Mucus, jelly, or worms in dog poop
Not strictly a colour, but worth covering. A small glistening film of mucus is normal. Jelly-like coatings, especially with red streaks, indicate large-bowel inflammation. Visible worms — either short rice-grain segments (tapeworm) or longer pasta-shape worms (roundworm) — mean it's time for a worming treatment and a vet conversation.
UK colour decision tree
| Colour | Likely cause | Action |
|---|---|---|
| Chocolate brown | Healthy | Monitor |
| Yellow / mustard | Diet change, intolerance, parasites, bile-flow | Vet if persistent >48h |
| Orange | Bile/gallbladder, fatty meal | Vet if persistent or jaundice |
| Green | Grass, parasites, gallbladder, rodenticide | Vet if persistent or toxin suspicion |
| White / grey | EPI, bile obstruction, too much bone | Vet visit |
| Black / tarry | Upper GI bleed | Same-day vet |
| Red streaks | Colitis, anal gland, polyps, AHDS, parvo | Vet — same-day if profuse |
A simple home routine
Once a week, glance properly at form, colour, and any inclusions when you pick up. If everything looks like log-shaped milk-chocolate brown, you're done. If something is off, photograph it and note the date.
For more detail on stool form, see our complete UK guide to the Bristol Stool Scale for dogs. For frequency norms, see how often should a healthy dog poop. For diarrhoea emergencies, see when dog diarrhoea is an emergency vs not.
How daily nutritional support fits in
For dogs whose stools are consistently off-colour without an obvious cause, UK vets often suggest stabilising the underlying nutrition first. Super Everyday is Superwild's vet-developed daily powder, designed to support the seven pillars of canine wellness — including gut health and bile-flow support — across the lifespan. It is not a treatment for any specific condition; it is a daily nutritional foundation.

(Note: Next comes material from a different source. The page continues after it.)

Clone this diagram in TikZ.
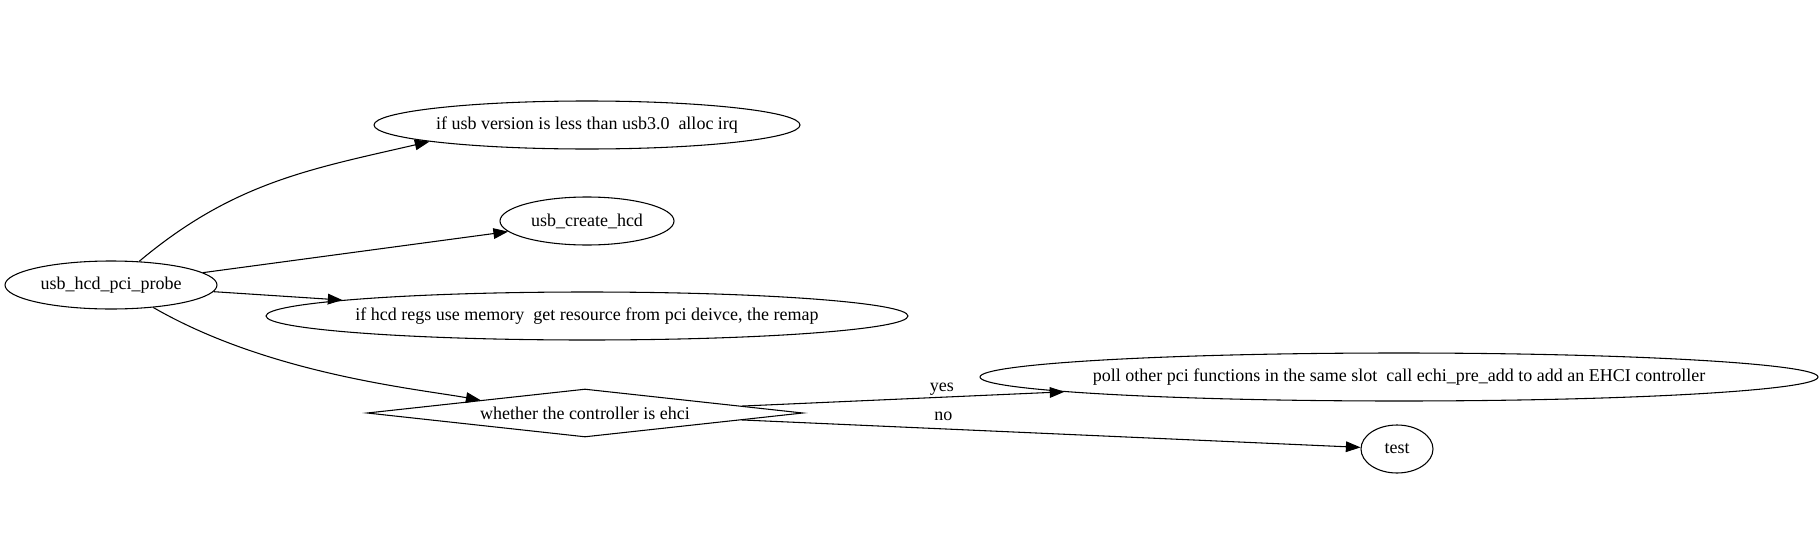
\documentclass[tikz,border=0pt]{standalone}
\usepackage{fontspec}
\setmainfont{Liberation Serif}
\usepackage{tikz}
\usetikzlibrary{shapes.geometric,arrows.meta}
\def\ellnode{\node[ellipse,draw,inner sep=0pt,minimum height=36pt]}
\def\decnode{\node[diamond,draw,inner sep=0pt,minimum height=36pt]}
\def\drawarrow{\draw[-{Triangle[length=11pt,width=8pt]}]}
\def\lbl#1{\makebox[0pt]{#1}}

\begin{document}
\begin{tikzpicture}[x=0.75pt,y=-0.75pt,line width=0.8pt,font=\fontsize{13.5pt}{16pt}\selectfont]
\useasboundingbox (0,0) rectangle (1820,539);
\ellnode[minimum width=159pt] (probe) at (111,285) {\lbl{usb\_hcd\_pci\_probe}};
\ellnode[minimum width=319.5pt] (irq) at (587,125) {\lbl{if usb version is less than usb3.0\ \ alloc irq}};
\ellnode[minimum width=130.5pt] (create) at (587,221) {\lbl{usb\_create\_hcd}};
\ellnode[minimum width=481.5pt] (remap) at (587,316) {\lbl{if hcd regs use memory\ \ get resource from pci deivce, the remap}};
\decnode[minimum width=327pt] (ehci) at (585,413) {\lbl{whether the controller is ehci}};
\ellnode[minimum width=628.5pt] (poll) at (1399,377) {\lbl{poll other pci functions in the same slot\ \ call echi\_pre\_add to add an EHCI controller}};
\ellnode[minimum width=54pt] (test) at (1397,449) {\lbl{test}};
\drawarrow (probe.40) to[out=40,in=193] (irq.186);
\drawarrow (probe) -- (create);
\drawarrow (probe) -- (remap);
\drawarrow (probe.-28) to[out=-30,in=170,in looseness=0.5] (ehci.173);
\drawarrow (ehci) -- node[pos=0.62,anchor=base,yshift=4.5pt] (yes) {yes} (poll);
\drawarrow (ehci) -- node[pos=0.326,anchor=base,yshift=6pt] (no) {no} (test);
\end{tikzpicture}
\end{document}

Quick action. Use the Superwild Poop Inspector to scan your dog's next poo for an instant colour-and-form reading. For the full 7-pillar wellness picture, take the Super Score quiz. And for ongoing daily nutritional support, Super Everyday is the foundation we recommend.
Frequently asked questions
What colour should healthy dog poop be?
Healthy dog poop should be a chocolate-brown colour, ranging from milk-chocolate to dark-chocolate depending on diet. Any persistent shade outside that range is worth investigating, particularly if it lasts more than 48 hours or appears alongside vomiting, lethargy, or off food.
Why is my dog's poop yellow?
Yellow dog poop in the UK most often points to a recent diet change, a food intolerance, gut inflammation, or a bile-flow issue. If it's a one-off and your dog is otherwise well, return to the previous food and monitor for 48 hours.
Is black dog poop always an emergency?
Black, sticky, tarry dog poop (melaena) is one of the more urgent signs on the colour chart and warrants a same-day call to your vet. It indicates digested blood from the upper GI tract.
Why is my dog's poop green?
The most common cause of green dog poop is eating grass. Other possibilities include intestinal parasites, gallbladder issues, or exposure to rodenticide, which is often dyed green in the UK.
When should I take a poop sample to the vet?
UK vets recommend bringing a fresh stool sample whenever your dog has had persistent colour changes, diarrhoea, blood in stool, or visible worms or mucus. The PDSA recommends a sample less than 12 hours old, sealed in a clean container.
Last updated April 2026. This guide is intended for general information and does not replace advice from a UK-registered MRCVS veterinarian.